◆ **WRITTEN REQUEST**
Leave out the pictures, and retype only the lines from the beginning of the material through the line that contains "plt.rcParams['font.family'] = ['Liberation", including both.

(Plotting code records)
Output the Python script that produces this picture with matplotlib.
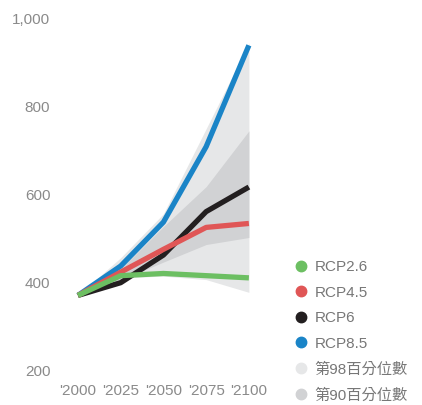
import matplotlib
matplotlib.use('Agg')
from matplotlib import pyplot as plt
from matplotlib.lines import Line2D

plt.rcParams['font.family'] = ['Liberation Sans', 'Noto Sans CJK TC', 'DejaVu Sans']

years = [2000, 2025, 2050, 2075, 2100]
year_labels = ["'2000", "'2025", "'2050", "'2075", "'2100"]

rcp26 = [370, 415, 420, 415, 410]
rcp45 = [370, 423, 475, 525, 534]
rcp6 = [370, 399, 462, 561, 617]
rcp85 = [370, 437, 537, 709, 940]

p98_low = [370, 410, 414, 406, 377]
p98_high = [370, 456, 556, 750, 945]
p90_low = [370, 405, 446, 486, 502]
p90_high = [370, 430, 527, 618, 745]

series = [
    ('RCP2.6', rcp26, '#6cbf62'),
    ('RCP4.5', rcp45, '#e05656'),
    ('RCP6', rcp6, '#231f20'),
    ('RCP8.5', rcp85, '#1a84c7'),
]
band_names = ['第98百分位數', '第90百分位數']
band_colors = ['#e6e7e8', '#d1d2d4']

W, H = 422, 405
fig = plt.figure(figsize=(W / 100, H / 100), dpi=100)
ax = fig.add_axes([60 / W, 1 - 370 / H, 200 / W, 351 / H])

ax.fill_between(years, p98_low, p98_high, color=band_colors[0], lw=0, zorder=1)
ax.fill_between(years, p90_low, p90_high, color=band_colors[1], lw=0, zorder=1.5)

order = {'RCP8.5': 2, 'RCP6': 3, 'RCP4.5': 4, 'RCP2.6': 5}
for name, vals, c in series:
    ax.plot(years, vals, color=c, lw=3.8, solid_capstyle='butt', zorder=order[name])

ax.set_xlim(1989.5, 2106.5)
ax.set_ylim(200, 1000)
ax.set_xticks(years)
ax.set_xticklabels(year_labels)
ax.set_yticks([200, 400, 600, 800, 1000])
ax.set_yticklabels(['200', '400', '600', '800', '1,000'])
ax.tick_params(length=0, labelsize=11, colors='#8a8a8a')
ax.tick_params(axis='x', pad=10)
ax.tick_params(axis='y', pad=7)
for s in ax.spines.values():
    s.set_visible(False)

handles = []
for name, vals, c in series:
    handles.append(Line2D([], [], ls='none', marker='o', ms=7.5, color=c, label=name))
for name, c in zip(band_names, band_colors):
    handles.append(Line2D([], [], ls='none', marker='o', ms=7.5, color=c, label=name))
leg = fig.legend(handles=handles, loc='upper left', bbox_to_anchor=(290 / W, 1 - 260 / H),
                 frameon=False, fontsize=11, labelcolor='#777777', handletextpad=0.1,
                 labelspacing=0.76, handlelength=1.5, borderaxespad=0, borderpad=0)

fig.savefig('out.png', dpi=100)
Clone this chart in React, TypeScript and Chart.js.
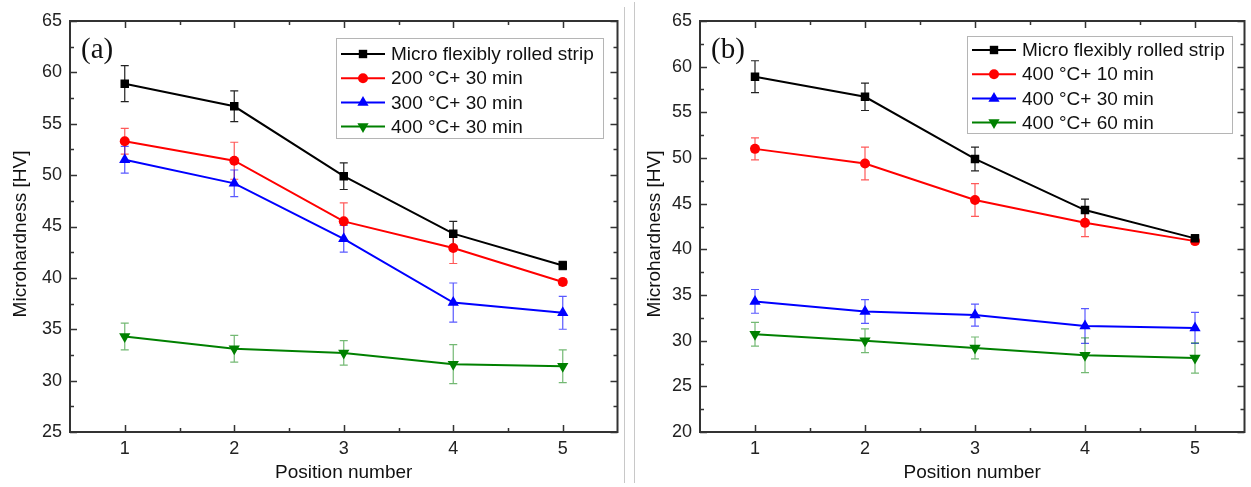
import React, { useEffect, useRef } from "react";
import { Chart, registerables } from "chart.js";

Chart.register(...registerables);

// ---------------- data ----------------
const positions = [1, 2, 3, 4, 5];
const xTickValues = [1, 2, 3, 4, 5];

const stripValues = [58.9, 56.7, 49.9, 44.3, 41.2];
const stripErrors = [1.75, 1.5, 1.3, 1.2, 0.4];

const a200Values = [53.3, 51.4, 45.5, 42.9, 39.6];
const a200Errors = [1.25, 1.8, 1.8, 1.5, 0.3];
const a300Values = [51.5, 49.2, 43.8, 37.6, 36.6];
const a300Errors = [1.3, 1.3, 1.3, 1.9, 1.6];
const a400Values = [34.3, 33.1, 32.7, 31.6, 31.4];
const a400Errors = [1.3, 1.3, 1.2, 1.9, 1.6];

const b10Values = [51.0, 49.4, 45.4, 42.9, 40.9];
const b10Errors = [1.2, 1.8, 1.8, 1.5, 0.3];
const b30Values = [34.3, 33.2, 32.8, 31.6, 31.4];
const b30Errors = [1.3, 1.3, 1.2, 1.9, 1.7];
const b60Values = [30.7, 30.0, 29.2, 28.4, 28.1];
const b60Errors = [1.3, 1.3, 1.2, 1.9, 1.65];

const labelsA = ["Micro flexibly rolled strip", "200 °C+ 30 min", "300 °C+ 30 min", "400 °C+ 30 min"];
const labelsB = ["Micro flexibly rolled strip", "400 °C+ 10 min", "400 °C+ 30 min", "400 °C+ 60 min"];

const xTitle = "Position number";
const yTitle = "Microhardness [HV]";

// ---------------- styles ----------------
const SANS = '"Liberation Sans", Arial, sans-serif';
const SERIF = '"Liberation Serif", "Times New Roman", serif';

const styles = [
  { color: "#000000", err: "#222222", shape: "square" },
  { color: "#ff0000", err: "rgba(255,0,0,0.65)", shape: "circle" },
  { color: "#0000ff", err: "rgba(0,0,255,0.65)", shape: "up" },
  { color: "#008000", err: "rgba(0,128,0,0.55)", shape: "down" },
];

function pointOpts(shape: string) {
  if (shape === "square") return { pointStyle: "rect", pointRadius: 6, pointRotation: 0 };
  if (shape === "circle") return { pointStyle: "circle", pointRadius: 5, pointRotation: 0 };
  if (shape === "up") return { pointStyle: "triangle", pointRadius: 6.5, pointRotation: 0 };
  return { pointStyle: "triangle", pointRadius: 6.5, pointRotation: 180 };
}

function drawMarker(ctx: CanvasRenderingContext2D, shape: string, x: number, y: number, color: string) {
  ctx.save();
  ctx.fillStyle = color;
  ctx.beginPath();
  if (shape === "square") {
    ctx.rect(x - 4.2, y - 4.2, 8.4, 8.4);
  } else if (shape === "circle") {
    ctx.arc(x, y, 5, 0, Math.PI * 2);
  } else if (shape === "up") {
    ctx.moveTo(x, y - 6.5);
    ctx.lineTo(x + 5.6, y + 3.25);
    ctx.lineTo(x - 5.6, y + 3.25);
    ctx.closePath();
  } else {
    ctx.moveTo(x, y + 6.5);
    ctx.lineTo(x + 5.6, y - 3.25);
    ctx.lineTo(x - 5.6, y - 3.25);
    ctx.closePath();
  }
  ctx.fill();
  ctx.restore();
}

const decorPlugin = {
  id: "decor",
  beforeDatasetsDraw(chart: any) {
    const ctx = chart.ctx;
    const yScale = chart.scales.y;
    chart.data.datasets.forEach((ds: any, di: number) => {
      const meta = chart.getDatasetMeta(di);
      const errs: number[] = ds.errors || [];
      ctx.save();
      ctx.strokeStyle = ds.errColor;
      ctx.lineWidth = 1.2;
      meta.data.forEach((pt: any, i: number) => {
        const v = ds.data[i].y;
        const e = errs[i] || 0;
        if (!e) return;
        const yt = yScale.getPixelForValue(v + e);
        const yb = yScale.getPixelForValue(v - e);
        const x = pt.x;
        ctx.beginPath();
        ctx.moveTo(x, yt);
        ctx.lineTo(x, yb);
        ctx.moveTo(x - 4, yt);
        ctx.lineTo(x + 4, yt);
        ctx.moveTo(x - 4, yb);
        ctx.lineTo(x + 4, yb);
        ctx.stroke();
      });
      ctx.restore();
    });
  },
  afterDraw(chart: any, _args: any, opts: any) {
    const ctx = chart.ctx;
    const { left, right, top, bottom } = chart.chartArea;
    const xs = chart.scales.x;
    const ys = chart.scales.y;
    ctx.save();
    // ticks (inward) on all four sides
    ctx.strokeStyle = "#333";
    ctx.lineWidth = 1.5;
    const xMaj = xs.ticks.map((t: any) => t.value);
    const yMaj = ys.ticks.map((t: any) => t.value);
    const xMin: number[] = [];
    for (let i = 0; i < xMaj.length - 1; i++) xMin.push((xMaj[i] + xMaj[i + 1]) / 2);
    const yMin: number[] = [];
    for (let i = 0; i < yMaj.length - 1; i++) yMin.push((yMaj[i] + yMaj[i + 1]) / 2);
    ctx.beginPath();
    const tx = (vals: number[], len: number) => {
      vals.forEach((v) => {
        const px = Math.round(xs.getPixelForValue(v)) + 0.5;
        ctx.moveTo(px, bottom);
        ctx.lineTo(px, bottom - len);
        ctx.moveTo(px, top);
        ctx.lineTo(px, top + len);
      });
    };
    const ty = (vals: number[], len: number) => {
      vals.forEach((v) => {
        const py = Math.round(ys.getPixelForValue(v)) + 0.5;
        ctx.moveTo(left, py);
        ctx.lineTo(left + len, py);
        ctx.moveTo(right, py);
        ctx.lineTo(right - len, py);
      });
    };
    tx(xMaj, 7);
    tx(xMin, 4);
    ty(yMaj, 7);
    ty(yMin, 4);
    ctx.stroke();
    // frame
    ctx.lineWidth = 2;
    ctx.strokeStyle = "#333";
    ctx.strokeRect(left, top, right - left, bottom - top);

    // y-axis title
    ctx.save();
    ctx.translate(opts.yTitleX, opts.yTitleY);
    ctx.rotate(-Math.PI / 2);
    ctx.font = "19px " + SANS;
    ctx.fillStyle = "#111";
    ctx.textAlign = "center";
    ctx.textBaseline = "middle";
    ctx.fillText(opts.yTitle, 0, 0);
    ctx.restore();

    // legend
    const lb = opts.legendBox;
    ctx.fillStyle = "#ffffff";
    ctx.fillRect(lb.x, lb.y, lb.w, lb.h);
    ctx.strokeStyle = "#b5b5b5";
    ctx.lineWidth = 1;
    ctx.strokeRect(lb.x + 0.5, lb.y + 0.5, lb.w, lb.h);
    ctx.font = "19px " + SANS;
    ctx.textBaseline = "middle";
    ctx.textAlign = "left";
    chart.data.datasets.forEach((ds: any, i: number) => {
      const ry = lb.rowY + i * lb.rowGap;
      ctx.strokeStyle = ds.borderColor;
      ctx.lineWidth = 2;
      ctx.beginPath();
      ctx.moveTo(lb.x + 5, ry);
      ctx.lineTo(lb.x + 49, ry);
      ctx.stroke();
      drawMarker(ctx, ds.shape, lb.x + 27, ry, ds.borderColor);
      ctx.fillStyle = "#111";
      ctx.fillText(ds.label, lb.x + 55, ry + 1);
    });

    // panel label
    ctx.font = "29px " + SERIF;
    ctx.fillStyle = "#111";
    ctx.textBaseline = "middle";
    ctx.fillText(opts.panelLabel, opts.labelX, opts.labelY);
    ctx.restore();
  },
};

type Panel = {
  labels: string[];
  values: number[][];
  errors: number[][];
  yMin: number;
  yMax: number;
  xMin: number;
  xMax: number;
  width: number;
  yAxisWidth: number;
  padRight: number;
  legendBox: any;
  panelLabel: string;
  labelX: number;
  labelY: number;
};

const panelA: Panel = {
  labels: labelsA,
  values: [stripValues, a200Values, a300Values, a400Values],
  errors: [stripErrors, a200Errors, a300Errors, a400Errors],
  yMin: 25,
  yMax: 65,
  xMin: 0.5,
  xMax: 5.5,
  width: 624,
  yAxisWidth: 70,
  padRight: 2,
  legendBox: { x: 336, y: 38, w: 267, h: 100, rowY: 54, rowGap: 24.2 },
  panelLabel: "(a)",
  labelX: 81,
  labelY: 50,
};

const panelB: Panel = {
  labels: labelsB,
  values: [stripValues, b10Values, b30Values, b60Values],
  errors: [stripErrors, b10Errors, b30Errors, b60Errors],
  yMin: 20,
  yMax: 65,
  xMin: 0.5,
  xMax: 5.45,
  width: 617,
  yAxisWidth: 66,
  padRight: 5,
  legendBox: { x: 333, y: 36, w: 265, h: 97, rowY: 50, rowGap: 24.2 },
  panelLabel: "(b)",
  labelX: 77,
  labelY: 50,
};

function PanelChart({ panel }: { panel: Panel }) {
  const ref = useRef<HTMLCanvasElement | null>(null);
  useEffect(() => {
    if (!ref.current) return;
    const datasets = panel.labels.map((label, i) => {
      const st = styles[i];
      return {
        label,
        data: positions.map((x, j) => ({ x, y: panel.values[i][j] })),
        errors: panel.errors[i],
        errColor: st.err,
        shape: st.shape,
        borderColor: st.color,
        backgroundColor: st.color,
        pointBackgroundColor: st.color,
        pointBorderColor: st.color,
        pointBorderWidth: 0,
        borderWidth: 2,
        tension: 0,
        ...pointOpts(st.shape),
      };
    });
    const chart = new Chart(ref.current, {
      type: "line",
      data: { datasets } as any,
      options: {
        animation: false,
        responsive: false,
        events: [],
        layout: { padding: { top: 21, right: panel.padRight, left: 0, bottom: 0 } },
        plugins: {
          legend: { display: false },
          tooltip: { enabled: false },
          decor: {
            legendBox: panel.legendBox,
            panelLabel: panel.panelLabel,
            labelX: panel.labelX,
            labelY: panel.labelY,
            yTitle,
            yTitleX: 20.5,
            yTitleY: 234,
          },
        } as any,
        scales: {
          x: {
            type: "linear",
            min: panel.xMin,
            max: panel.xMax,
            grid: { display: false, drawTicks: false },
            border: { display: false },
            afterBuildTicks: (scale: any) => {
              scale.ticks = xTickValues.map((v) => ({ value: v }));
            },
            afterFit: (scale: any) => {
              scale.height = 55;
            },
            ticks: {
              padding: 6,
              color: "#222",
              font: { family: SANS, size: 18 },
              callback: (v: any) => String(v),
            },
            title: {
              display: true,
              text: xTitle,
              color: "#111",
              font: { family: SANS, size: 19 },
              padding: { top: 0, bottom: 3 },
            },
          },
          y: {
            type: "linear",
            min: panel.yMin,
            max: panel.yMax,
            grid: { display: false, drawTicks: false },
            border: { display: false },
            afterFit: (scale: any) => {
              scale.width = panel.yAxisWidth;
            },
            ticks: {
              stepSize: 5,
              padding: 8,
              color: "#222",
              font: { family: SANS, size: 18 },
            },
            title: { display: false },
          },
        },
      } as any,
      plugins: [decorPlugin as any],
    });
    return () => chart.destroy();
  }, [panel]);
  return <canvas ref={ref} width={panel.width} height={487} style={{ display: "block" }} />;
}

export default function App() {
  return (
    <div
      style={{
        position: "absolute",
        left: 0,
        top: 0,
        width: 1251,
        height: 487,
        background: "#ffffff",
        overflow: "hidden",
      }}
    >
      <div style={{ position: "absolute", left: 0, top: 0 }}>
        <PanelChart panel={panelA} />
      </div>
      <div style={{ position: "absolute", left: 624, top: 7, width: 1, height: 476, background: "#c8c8c8" }} />
      <div style={{ position: "absolute", left: 634, top: 2, width: 1, height: 481, background: "#c8c8c8" }} />
      <div style={{ position: "absolute", left: 634, top: 0 }}>
        <PanelChart panel={panelB} />
      </div>
    </div>
  );
}
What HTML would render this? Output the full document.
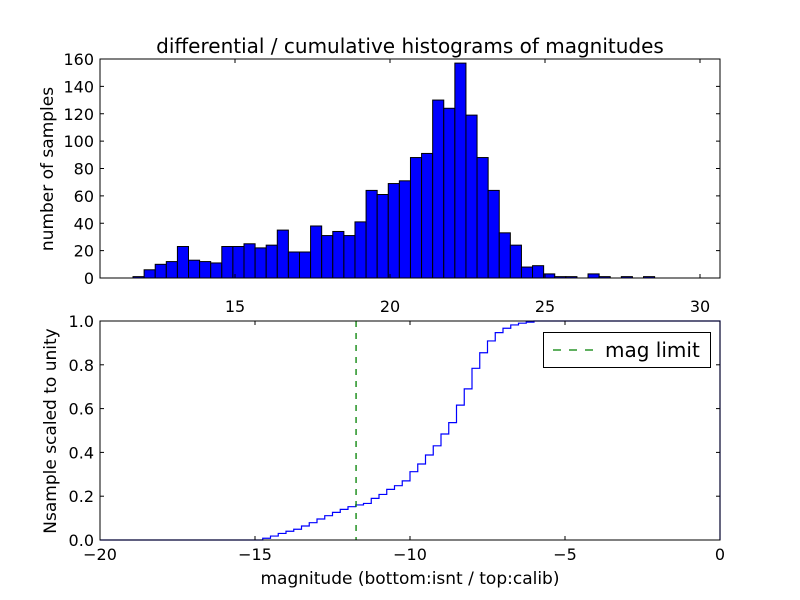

◆ **RESPONSE FOR THIS EXERCISE**
Output the Python script that produces this picture with matplotlib.
import matplotlib
matplotlib.use('Agg')
from matplotlib import pyplot as plt
from matplotlib.lines import Line2D

plt.rcParams['font.family'] = ['Liberation Sans', 'Noto Sans CJK TC', 'DejaVu Sans']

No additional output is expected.